• Collected material:
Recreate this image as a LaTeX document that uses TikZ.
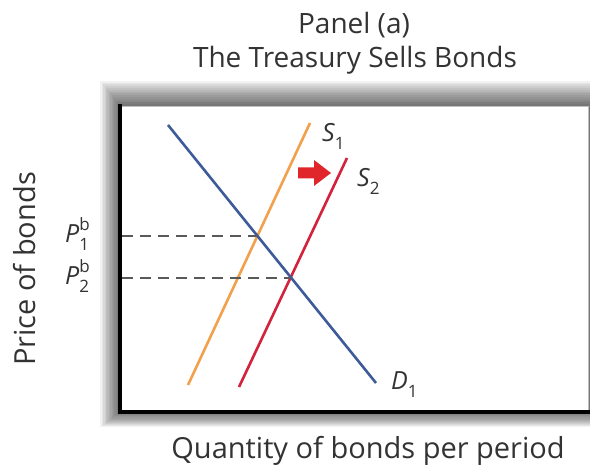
\documentclass[tikz,border=0pt]{standalone}
\usepackage{fontspec}
\setmainfont{Open Sans}
\usetikzlibrary{intersections}
\definecolor{demandblue}{HTML}{3D5B99}
\definecolor{supplyorange}{HTML}{F2A04C}
\definecolor{supplyred}{HTML}{D2223C}
\definecolor{arrowred}{HTML}{E0262A}
\definecolor{textgray}{HTML}{333333}
\newcommand{\mysupsub}[2]{\rlap{\raisebox{0.48em}{\fontsize{17}{17}\selectfont\upshape #1}}\raisebox{-0.3em}{\fontsize{17}{17}\selectfont\upshape #2}}
\newcommand{\mysub}[1]{\raisebox{-0.3em}{\fontsize{17}{17}\selectfont\upshape #1}}
\tikzset{
  curve/.style={line width=2.6pt},
  guide/.style={line width=1.8pt, draw=black!65, dash pattern=on 11pt off 7pt},
  axisline/.style={line width=3.5pt, line cap=rect},
  titletext/.style={text=textgray, font=\fontsize{28}{30}\selectfont, inner sep=0pt},
  axistext/.style={text=textgray, font=\fontsize{29}{30}\selectfont, inner sep=0pt},
  curvelabel/.style={text=textgray, font=\fontsize{25}{30}\selectfont\itshape, inner sep=0pt, anchor=base west},
}
\begin{document}
\begin{tikzpicture}[x=1pt, y=-1pt]
\useasboundingbox (0,0) rectangle (590,470);
\fill[white] (0,0) rectangle (590,470);
% soft shadow around the panel
\foreach \k in {1,...,14}{
  \fill[black, opacity=0.05] (120-\k*1.4, 106-\k*1.8) rectangle (600, 412+\k*1.1);
}
\fill[white] (120,106) rectangle (588,412);
\draw[black!25, line width=0.6pt] (120,106) -- (588,106) -- (588,412);
\draw[axisline] (120,106) -- (120,412) -- (588,412);

% titles
\node[titletext, anchor=base] (t1) at (354,34) {Panel (a)};
\node[titletext, anchor=base] (t2) at (355,68) {The Treasury Sells Bonds};
\node[axistext, anchor=base] (xl) at (368,459) {Quantity of bonds per period};
\node[axistext, anchor=base, rotate=90] (yl) at (35,269) {Price of bonds};

% curves
\coordinate (d1a) at (168,125);
\coordinate (d1b) at (376,383);
\coordinate (s1a) at (188,385);
\coordinate (s1b) at (310,123);
\coordinate (s2a) at (239,387);
\coordinate (s2b) at (347,158);
\draw[curve, supplyorange, name path=S1] (s1a) -- (s1b);
\draw[curve, supplyred, name path=S2] (s2a) -- (s2b);
\draw[curve, demandblue, name path=D1] (d1a) -- (d1b);
\path[name intersections={of=S1 and D1, by=e1}];
\path[name intersections={of=S2 and D1, by=e2}];
\coordinate (y1) at (122,236);
\coordinate (y2) at (122,278);
\draw[guide] (y1) -- (y1 -| e1);
\draw[guide] (y2) -- (y2 -| e2);

% labels
\node[curvelabel] (ls1) at (322,142) {S\mysub{1}};
\node[curvelabel] (ls2) at (357,187) {S\mysub{2}};
\node[curvelabel] (ld1) at (391,390) {D\mysub{1}};
\node[curvelabel] (lp1) at (65,243) {P\mysupsub{b}{1}};
\node[curvelabel] (lp2) at (65,285) {P\mysupsub{b}{2}};

% shift arrow
\fill[arrowred] (298,167.5) -- (314,167.5) -- (314,160) -- (331,173) -- (314,186) -- (314,178.5) -- (298,178.5) -- cycle;
\end{tikzpicture}
\end{document}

• The request:
Exclude every picture and copy the remaining data exactly.

• Completed task:
Recreate this image as a LaTeX document that uses TikZ.
\documentclass[tikz,border=0pt]{standalone}
\usepackage{fontspec}
\setmainfont{Open Sans}
\usetikzlibrary{intersections}
\definecolor{demandblue}{HTML}{3D5B99}
\definecolor{supplyorange}{HTML}{F2A04C}
\definecolor{supplyred}{HTML}{D2223C}
\definecolor{arrowred}{HTML}{E0262A}
\definecolor{textgray}{HTML}{333333}
\newcommand{\mysupsub}[2]{\rlap{\raisebox{0.48em}{\fontsize{17}{17}\selectfont\upshape #1}}\raisebox{-0.3em}{\fontsize{17}{17}\selectfont\upshape #2}}
\newcommand{\mysub}[1]{\raisebox{-0.3em}{\fontsize{17}{17}\selectfont\upshape #1}}
\tikzset{
  curve/.style={line width=2.6pt},
  guide/.style={line width=1.8pt, draw=black!65, dash pattern=on 11pt off 7pt},
  axisline/.style={line width=3.5pt, line cap=rect},
  titletext/.style={text=textgray, font=\fontsize{28}{30}\selectfont, inner sep=0pt},
  axistext/.style={text=textgray, font=\fontsize{29}{30}\selectfont, inner sep=0pt},
  curvelabel/.style={text=textgray, font=\fontsize{25}{30}\selectfont\itshape, inner sep=0pt, anchor=base west},
}
\begin{document}
\begin{tikzpicture}[x=1pt, y=-1pt]
\useasboundingbox (0,0) rectangle (590,470);
\fill[white] (0,0) rectangle (590,470);
% soft shadow around the panel
\foreach \k in {1,...,14}{
  \fill[black, opacity=0.05] (120-\k*1.4, 106-\k*1.8) rectangle (600, 412+\k*1.1);
}
\fill[white] (120,106) rectangle (588,412);
\draw[black!25, line width=0.6pt] (120,106) -- (588,106) -- (588,412);
\draw[axisline] (120,106) -- (120,412) -- (588,412);

% titles
\node[titletext, anchor=base] (t1) at (354,34) {Panel (a)};
\node[titletext, anchor=base] (t2) at (355,68) {The Treasury Sells Bonds};
\node[axistext, anchor=base] (xl) at (368,459) {Quantity of bonds per period};
\node[axistext, anchor=base, rotate=90] (yl) at (35,269) {Price of bonds};

% curves
\coordinate (d1a) at (168,125);
\coordinate (d1b) at (376,383);
\coordinate (s1a) at (188,385);
\coordinate (s1b) at (310,123);
\coordinate (s2a) at (239,387);
\coordinate (s2b) at (347,158);
\draw[curve, supplyorange, name path=S1] (s1a) -- (s1b);
\draw[curve, supplyred, name path=S2] (s2a) -- (s2b);
\draw[curve, demandblue, name path=D1] (d1a) -- (d1b);
\path[name intersections={of=S1 and D1, by=e1}];
\path[name intersections={of=S2 and D1, by=e2}];
\coordinate (y1) at (122,236);
\coordinate (y2) at (122,278);
\draw[guide] (y1) -- (y1 -| e1);
\draw[guide] (y2) -- (y2 -| e2);

% labels
\node[curvelabel] (ls1) at (322,142) {S\mysub{1}};
\node[curvelabel] (ls2) at (357,187) {S\mysub{2}};
\node[curvelabel] (ld1) at (391,390) {D\mysub{1}};
\node[curvelabel] (lp1) at (65,243) {P\mysupsub{b}{1}};
\node[curvelabel] (lp2) at (65,285) {P\mysupsub{b}{2}};

% shift arrow
\fill[arrowred] (298,167.5) -- (314,167.5) -- (314,160) -- (331,173) -- (314,186) -- (314,178.5) -- (298,178.5) -- cycle;
\end{tikzpicture}
\end{document}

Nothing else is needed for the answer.